## EXERCISE PROMPT
Restate the listing below word for word, omitting any images.

## INFORMATION PROVIDED
* Start *

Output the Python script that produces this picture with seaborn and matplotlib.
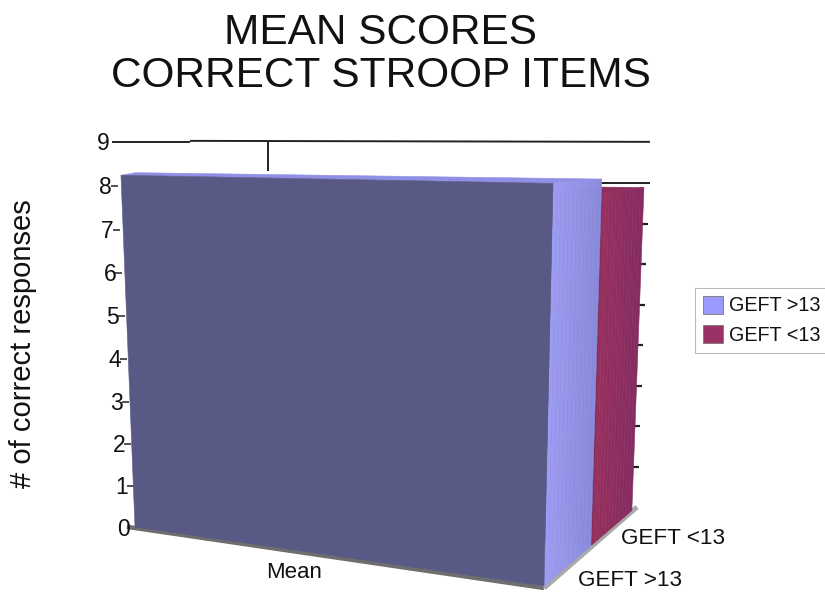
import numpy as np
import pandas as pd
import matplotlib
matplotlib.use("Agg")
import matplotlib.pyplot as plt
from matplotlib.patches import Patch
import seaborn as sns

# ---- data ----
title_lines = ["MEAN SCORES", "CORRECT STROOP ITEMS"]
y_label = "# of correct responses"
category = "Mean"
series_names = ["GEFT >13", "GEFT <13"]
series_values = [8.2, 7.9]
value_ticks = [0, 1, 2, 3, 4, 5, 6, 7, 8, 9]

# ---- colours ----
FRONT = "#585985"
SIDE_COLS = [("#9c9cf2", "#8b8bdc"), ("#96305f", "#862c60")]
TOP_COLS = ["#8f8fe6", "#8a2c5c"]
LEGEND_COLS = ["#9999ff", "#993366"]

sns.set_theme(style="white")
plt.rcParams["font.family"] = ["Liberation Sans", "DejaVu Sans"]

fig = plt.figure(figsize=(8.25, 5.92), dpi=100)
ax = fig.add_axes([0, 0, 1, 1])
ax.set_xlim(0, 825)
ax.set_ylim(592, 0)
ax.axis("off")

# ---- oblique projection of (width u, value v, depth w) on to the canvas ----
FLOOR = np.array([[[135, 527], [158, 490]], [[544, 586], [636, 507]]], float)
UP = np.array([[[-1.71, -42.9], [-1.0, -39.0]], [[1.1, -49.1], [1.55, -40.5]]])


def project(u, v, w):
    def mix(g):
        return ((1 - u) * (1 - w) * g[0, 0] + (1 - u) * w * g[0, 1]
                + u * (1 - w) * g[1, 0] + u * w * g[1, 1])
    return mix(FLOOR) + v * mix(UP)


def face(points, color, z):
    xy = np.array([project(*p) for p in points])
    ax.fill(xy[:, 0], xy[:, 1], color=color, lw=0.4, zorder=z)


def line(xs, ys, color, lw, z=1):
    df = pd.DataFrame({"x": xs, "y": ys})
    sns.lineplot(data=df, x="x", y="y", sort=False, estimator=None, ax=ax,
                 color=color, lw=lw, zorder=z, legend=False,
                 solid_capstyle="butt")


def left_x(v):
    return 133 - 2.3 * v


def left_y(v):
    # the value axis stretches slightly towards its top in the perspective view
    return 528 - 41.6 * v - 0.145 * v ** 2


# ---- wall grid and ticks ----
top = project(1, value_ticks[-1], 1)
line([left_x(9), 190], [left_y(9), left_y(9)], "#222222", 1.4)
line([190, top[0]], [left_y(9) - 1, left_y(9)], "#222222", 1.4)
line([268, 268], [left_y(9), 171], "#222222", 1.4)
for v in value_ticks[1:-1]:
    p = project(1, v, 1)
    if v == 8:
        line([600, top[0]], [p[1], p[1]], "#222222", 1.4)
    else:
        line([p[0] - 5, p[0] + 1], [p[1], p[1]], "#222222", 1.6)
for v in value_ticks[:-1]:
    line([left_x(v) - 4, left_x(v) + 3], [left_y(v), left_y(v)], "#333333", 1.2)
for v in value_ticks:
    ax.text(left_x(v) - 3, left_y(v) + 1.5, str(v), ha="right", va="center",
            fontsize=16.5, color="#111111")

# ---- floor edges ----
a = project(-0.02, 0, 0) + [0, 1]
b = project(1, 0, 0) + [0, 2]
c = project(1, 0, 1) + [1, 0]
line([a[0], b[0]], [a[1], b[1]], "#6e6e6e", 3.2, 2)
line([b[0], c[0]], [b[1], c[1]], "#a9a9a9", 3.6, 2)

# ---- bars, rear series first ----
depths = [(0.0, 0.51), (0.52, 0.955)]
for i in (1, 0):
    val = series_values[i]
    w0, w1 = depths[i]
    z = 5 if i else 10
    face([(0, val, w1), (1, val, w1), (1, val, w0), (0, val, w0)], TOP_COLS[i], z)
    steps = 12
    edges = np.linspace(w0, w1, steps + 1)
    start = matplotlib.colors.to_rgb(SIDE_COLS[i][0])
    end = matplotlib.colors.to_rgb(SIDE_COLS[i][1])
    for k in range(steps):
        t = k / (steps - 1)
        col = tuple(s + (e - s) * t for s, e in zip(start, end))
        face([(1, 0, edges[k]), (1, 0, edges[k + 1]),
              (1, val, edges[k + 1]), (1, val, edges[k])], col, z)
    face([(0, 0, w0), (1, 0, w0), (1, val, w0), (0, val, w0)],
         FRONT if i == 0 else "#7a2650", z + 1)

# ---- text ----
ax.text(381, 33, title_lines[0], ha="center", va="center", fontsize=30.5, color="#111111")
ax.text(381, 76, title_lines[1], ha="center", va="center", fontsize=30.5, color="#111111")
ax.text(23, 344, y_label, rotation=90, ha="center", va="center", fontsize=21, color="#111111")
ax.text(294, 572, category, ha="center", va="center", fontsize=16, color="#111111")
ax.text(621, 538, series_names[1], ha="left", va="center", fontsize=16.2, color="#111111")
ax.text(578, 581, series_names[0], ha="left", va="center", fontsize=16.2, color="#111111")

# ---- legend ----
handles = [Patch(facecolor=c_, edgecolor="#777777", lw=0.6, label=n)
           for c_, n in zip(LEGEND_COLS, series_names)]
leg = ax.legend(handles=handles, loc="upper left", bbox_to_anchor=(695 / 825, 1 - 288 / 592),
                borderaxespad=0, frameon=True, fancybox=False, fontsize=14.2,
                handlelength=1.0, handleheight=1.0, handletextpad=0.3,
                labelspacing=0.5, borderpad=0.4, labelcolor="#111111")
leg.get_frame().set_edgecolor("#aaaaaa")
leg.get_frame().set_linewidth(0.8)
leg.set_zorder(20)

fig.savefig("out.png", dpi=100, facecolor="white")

* End *

## IN RESPONSE
Output the Python script that produces this picture with seaborn and matplotlib.
import numpy as np
import pandas as pd
import matplotlib
matplotlib.use("Agg")
import matplotlib.pyplot as plt
from matplotlib.patches import Patch
import seaborn as sns

# ---- data ----
title_lines = ["MEAN SCORES", "CORRECT STROOP ITEMS"]
y_label = "# of correct responses"
category = "Mean"
series_names = ["GEFT >13", "GEFT <13"]
series_values = [8.2, 7.9]
value_ticks = [0, 1, 2, 3, 4, 5, 6, 7, 8, 9]

# ---- colours ----
FRONT = "#585985"
SIDE_COLS = [("#9c9cf2", "#8b8bdc"), ("#96305f", "#862c60")]
TOP_COLS = ["#8f8fe6", "#8a2c5c"]
LEGEND_COLS = ["#9999ff", "#993366"]

sns.set_theme(style="white")
plt.rcParams["font.family"] = ["Liberation Sans", "DejaVu Sans"]

fig = plt.figure(figsize=(8.25, 5.92), dpi=100)
ax = fig.add_axes([0, 0, 1, 1])
ax.set_xlim(0, 825)
ax.set_ylim(592, 0)
ax.axis("off")

# ---- oblique projection of (width u, value v, depth w) on to the canvas ----
FLOOR = np.array([[[135, 527], [158, 490]], [[544, 586], [636, 507]]], float)
UP = np.array([[[-1.71, -42.9], [-1.0, -39.0]], [[1.1, -49.1], [1.55, -40.5]]])


def project(u, v, w):
    def mix(g):
        return ((1 - u) * (1 - w) * g[0, 0] + (1 - u) * w * g[0, 1]
                + u * (1 - w) * g[1, 0] + u * w * g[1, 1])
    return mix(FLOOR) + v * mix(UP)


def face(points, color, z):
    xy = np.array([project(*p) for p in points])
    ax.fill(xy[:, 0], xy[:, 1], color=color, lw=0.4, zorder=z)


def line(xs, ys, color, lw, z=1):
    df = pd.DataFrame({"x": xs, "y": ys})
    sns.lineplot(data=df, x="x", y="y", sort=False, estimator=None, ax=ax,
                 color=color, lw=lw, zorder=z, legend=False,
                 solid_capstyle="butt")


def left_x(v):
    return 133 - 2.3 * v


def left_y(v):
    # the value axis stretches slightly towards its top in the perspective view
    return 528 - 41.6 * v - 0.145 * v ** 2


# ---- wall grid and ticks ----
top = project(1, value_ticks[-1], 1)
line([left_x(9), 190], [left_y(9), left_y(9)], "#222222", 1.4)
line([190, top[0]], [left_y(9) - 1, left_y(9)], "#222222", 1.4)
line([268, 268], [left_y(9), 171], "#222222", 1.4)
for v in value_ticks[1:-1]:
    p = project(1, v, 1)
    if v == 8:
        line([600, top[0]], [p[1], p[1]], "#222222", 1.4)
    else:
        line([p[0] - 5, p[0] + 1], [p[1], p[1]], "#222222", 1.6)
for v in value_ticks[:-1]:
    line([left_x(v) - 4, left_x(v) + 3], [left_y(v), left_y(v)], "#333333", 1.2)
for v in value_ticks:
    ax.text(left_x(v) - 3, left_y(v) + 1.5, str(v), ha="right", va="center",
            fontsize=16.5, color="#111111")

# ---- floor edges ----
a = project(-0.02, 0, 0) + [0, 1]
b = project(1, 0, 0) + [0, 2]
c = project(1, 0, 1) + [1, 0]
line([a[0], b[0]], [a[1], b[1]], "#6e6e6e", 3.2, 2)
line([b[0], c[0]], [b[1], c[1]], "#a9a9a9", 3.6, 2)

# ---- bars, rear series first ----
depths = [(0.0, 0.51), (0.52, 0.955)]
for i in (1, 0):
    val = series_values[i]
    w0, w1 = depths[i]
    z = 5 if i else 10
    face([(0, val, w1), (1, val, w1), (1, val, w0), (0, val, w0)], TOP_COLS[i], z)
    steps = 12
    edges = np.linspace(w0, w1, steps + 1)
    start = matplotlib.colors.to_rgb(SIDE_COLS[i][0])
    end = matplotlib.colors.to_rgb(SIDE_COLS[i][1])
    for k in range(steps):
        t = k / (steps - 1)
        col = tuple(s + (e - s) * t for s, e in zip(start, end))
        face([(1, 0, edges[k]), (1, 0, edges[k + 1]),
              (1, val, edges[k + 1]), (1, val, edges[k])], col, z)
    face([(0, 0, w0), (1, 0, w0), (1, val, w0), (0, val, w0)],
         FRONT if i == 0 else "#7a2650", z + 1)

# ---- text ----
ax.text(381, 33, title_lines[0], ha="center", va="center", fontsize=30.5, color="#111111")
ax.text(381, 76, title_lines[1], ha="center", va="center", fontsize=30.5, color="#111111")
ax.text(23, 344, y_label, rotation=90, ha="center", va="center", fontsize=21, color="#111111")
ax.text(294, 572, category, ha="center", va="center", fontsize=16, color="#111111")
ax.text(621, 538, series_names[1], ha="left", va="center", fontsize=16.2, color="#111111")
ax.text(578, 581, series_names[0], ha="left", va="center", fontsize=16.2, color="#111111")

# ---- legend ----
handles = [Patch(facecolor=c_, edgecolor="#777777", lw=0.6, label=n)
           for c_, n in zip(LEGEND_COLS, series_names)]
leg = ax.legend(handles=handles, loc="upper left", bbox_to_anchor=(695 / 825, 1 - 288 / 592),
                borderaxespad=0, frameon=True, fancybox=False, fontsize=14.2,
                handlelength=1.0, handleheight=1.0, handletextpad=0.3,
                labelspacing=0.5, borderpad=0.4, labelcolor="#111111")
leg.get_frame().set_edgecolor("#aaaaaa")
leg.get_frame().set_linewidth(0.8)
leg.set_zorder(20)

fig.savefig("out.png", dpi=100, facecolor="white")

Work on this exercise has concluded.